* [Requirements]: Copy all the data exactly, except the pictures.

----

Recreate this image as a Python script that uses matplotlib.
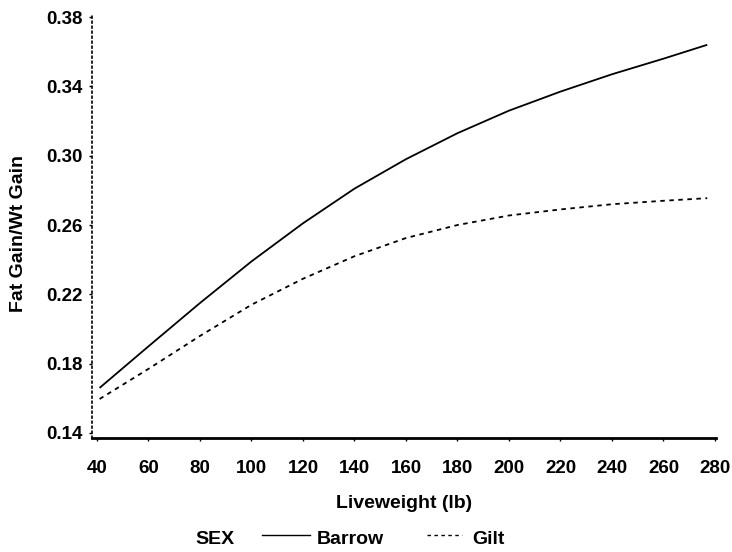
import matplotlib
matplotlib.use("Agg")
import matplotlib.pyplot as plt
from matplotlib.lines import Line2D

# Fat gain / weight gain ratio by liveweight, per sex
liveweight = [41, 60, 80, 100, 120, 140, 160, 180, 200, 220, 240, 260, 277]
barrow = [0.166, 0.190, 0.215, 0.239, 0.261, 0.281, 0.298, 0.313, 0.326, 0.337, 0.347, 0.356, 0.364]
gilt = [0.1596, 0.177, 0.196, 0.214, 0.229, 0.242, 0.2525, 0.260, 0.2655, 0.269, 0.272, 0.274, 0.2755]

x_ticks = list(range(40, 281, 20))
y_ticks = [0.14, 0.18, 0.22, 0.26, 0.30, 0.34, 0.38]

plt.rcParams["font.family"] = ["Liberation Sans", "DejaVu Sans"]
plt.rcParams["font.weight"] = "bold"

W, H = 732, 552
fig = plt.figure(figsize=(W / 100, H / 100), dpi=100)
left, right, top, bottom = 92, 716, 15, 438
ax = fig.add_axes([left / W, 1 - bottom / H, (right - left) / W, (bottom - top) / H])

ax.plot(liveweight, barrow, color="black", lw=1.3, solid_capstyle="butt")
ax.plot(liveweight, gilt, color="black", lw=1.3, linestyle=(0, (2.5, 2.5)))

ax.set_xlim(38.06, 280.4)
ax.set_ylim(0.1371, 0.3812)
ax.set_xticks(x_ticks)
ax.set_yticks(y_ticks)
ax.set_xticklabels([str(v) for v in x_ticks])
ax.set_yticklabels([f"{v:.2f}" for v in y_ticks])

for s in ("top", "right"):
    ax.spines[s].set_visible(False)
ax.spines["left"].set_linestyle((0, (1, 2)))
ax.spines["left"].set_linewidth(1.2)
ax.spines["bottom"].set_linewidth(2.0)

ax.tick_params(axis="x", length=2.5, width=1, pad=13, labelsize=13.5)
ax.tick_params(axis="y", length=2.5, width=1, pad=4, labelsize=13.5)

ax.set_xlabel("Liveweight (lb)", fontsize=14, fontweight="bold")
ax.xaxis.set_label_coords(0.5, -(503 - bottom) / (bottom - top), transform=ax.transAxes)
ax.xaxis.label.set_va("center")
ax.set_ylabel("Fat Gain/Wt Gain", fontsize=14, fontweight="bold")
ax.yaxis.set_label_coords((18.5 - left) / (right - left), 1 - (234 - top) / (bottom - top))
ax.yaxis.label.set_va("center")

# legend row
ly = 1 - 539 / H
fig.text(195 / W, ly, "SEX", fontsize=14, fontweight="bold", va="center", ha="left")
fig.add_artist(Line2D([262 / W, 310 / W], [1 - 535 / H] * 2, color="black", lw=1.0,
                      transform=fig.transFigure))
fig.text(317 / W, ly, "Barrow", fontsize=14, fontweight="bold", va="center", ha="left")
fig.add_artist(Line2D([427 / W, 462 / W], [1 - 535 / H] * 2, color="black", lw=1.0,
                      linestyle=(0, (2.5, 2.5)), transform=fig.transFigure))
fig.text(472 / W, ly, "Gilt", fontsize=14, fontweight="bold", va="center", ha="left")

fig.savefig("out.png", dpi=100)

----

* [Response for this exercise]:
Recreate this image as a Python script that uses matplotlib.
import matplotlib
matplotlib.use("Agg")
import matplotlib.pyplot as plt
from matplotlib.lines import Line2D

# Fat gain / weight gain ratio by liveweight, per sex
liveweight = [41, 60, 80, 100, 120, 140, 160, 180, 200, 220, 240, 260, 277]
barrow = [0.166, 0.190, 0.215, 0.239, 0.261, 0.281, 0.298, 0.313, 0.326, 0.337, 0.347, 0.356, 0.364]
gilt = [0.1596, 0.177, 0.196, 0.214, 0.229, 0.242, 0.2525, 0.260, 0.2655, 0.269, 0.272, 0.274, 0.2755]

x_ticks = list(range(40, 281, 20))
y_ticks = [0.14, 0.18, 0.22, 0.26, 0.30, 0.34, 0.38]

plt.rcParams["font.family"] = ["Liberation Sans", "DejaVu Sans"]
plt.rcParams["font.weight"] = "bold"

W, H = 732, 552
fig = plt.figure(figsize=(W / 100, H / 100), dpi=100)
left, right, top, bottom = 92, 716, 15, 438
ax = fig.add_axes([left / W, 1 - bottom / H, (right - left) / W, (bottom - top) / H])

ax.plot(liveweight, barrow, color="black", lw=1.3, solid_capstyle="butt")
ax.plot(liveweight, gilt, color="black", lw=1.3, linestyle=(0, (2.5, 2.5)))

ax.set_xlim(38.06, 280.4)
ax.set_ylim(0.1371, 0.3812)
ax.set_xticks(x_ticks)
ax.set_yticks(y_ticks)
ax.set_xticklabels([str(v) for v in x_ticks])
ax.set_yticklabels([f"{v:.2f}" for v in y_ticks])

for s in ("top", "right"):
    ax.spines[s].set_visible(False)
ax.spines["left"].set_linestyle((0, (1, 2)))
ax.spines["left"].set_linewidth(1.2)
ax.spines["bottom"].set_linewidth(2.0)

ax.tick_params(axis="x", length=2.5, width=1, pad=13, labelsize=13.5)
ax.tick_params(axis="y", length=2.5, width=1, pad=4, labelsize=13.5)

ax.set_xlabel("Liveweight (lb)", fontsize=14, fontweight="bold")
ax.xaxis.set_label_coords(0.5, -(503 - bottom) / (bottom - top), transform=ax.transAxes)
ax.xaxis.label.set_va("center")
ax.set_ylabel("Fat Gain/Wt Gain", fontsize=14, fontweight="bold")
ax.yaxis.set_label_coords((18.5 - left) / (right - left), 1 - (234 - top) / (bottom - top))
ax.yaxis.label.set_va("center")

# legend row
ly = 1 - 539 / H
fig.text(195 / W, ly, "SEX", fontsize=14, fontweight="bold", va="center", ha="left")
fig.add_artist(Line2D([262 / W, 310 / W], [1 - 535 / H] * 2, color="black", lw=1.0,
                      transform=fig.transFigure))
fig.text(317 / W, ly, "Barrow", fontsize=14, fontweight="bold", va="center", ha="left")
fig.add_artist(Line2D([427 / W, 462 / W], [1 - 535 / H] * 2, color="black", lw=1.0,
                      linestyle=(0, (2.5, 2.5)), transform=fig.transFigure))
fig.text(472 / W, ly, "Gilt", fontsize=14, fontweight="bold", va="center", ha="left")

fig.savefig("out.png", dpi=100)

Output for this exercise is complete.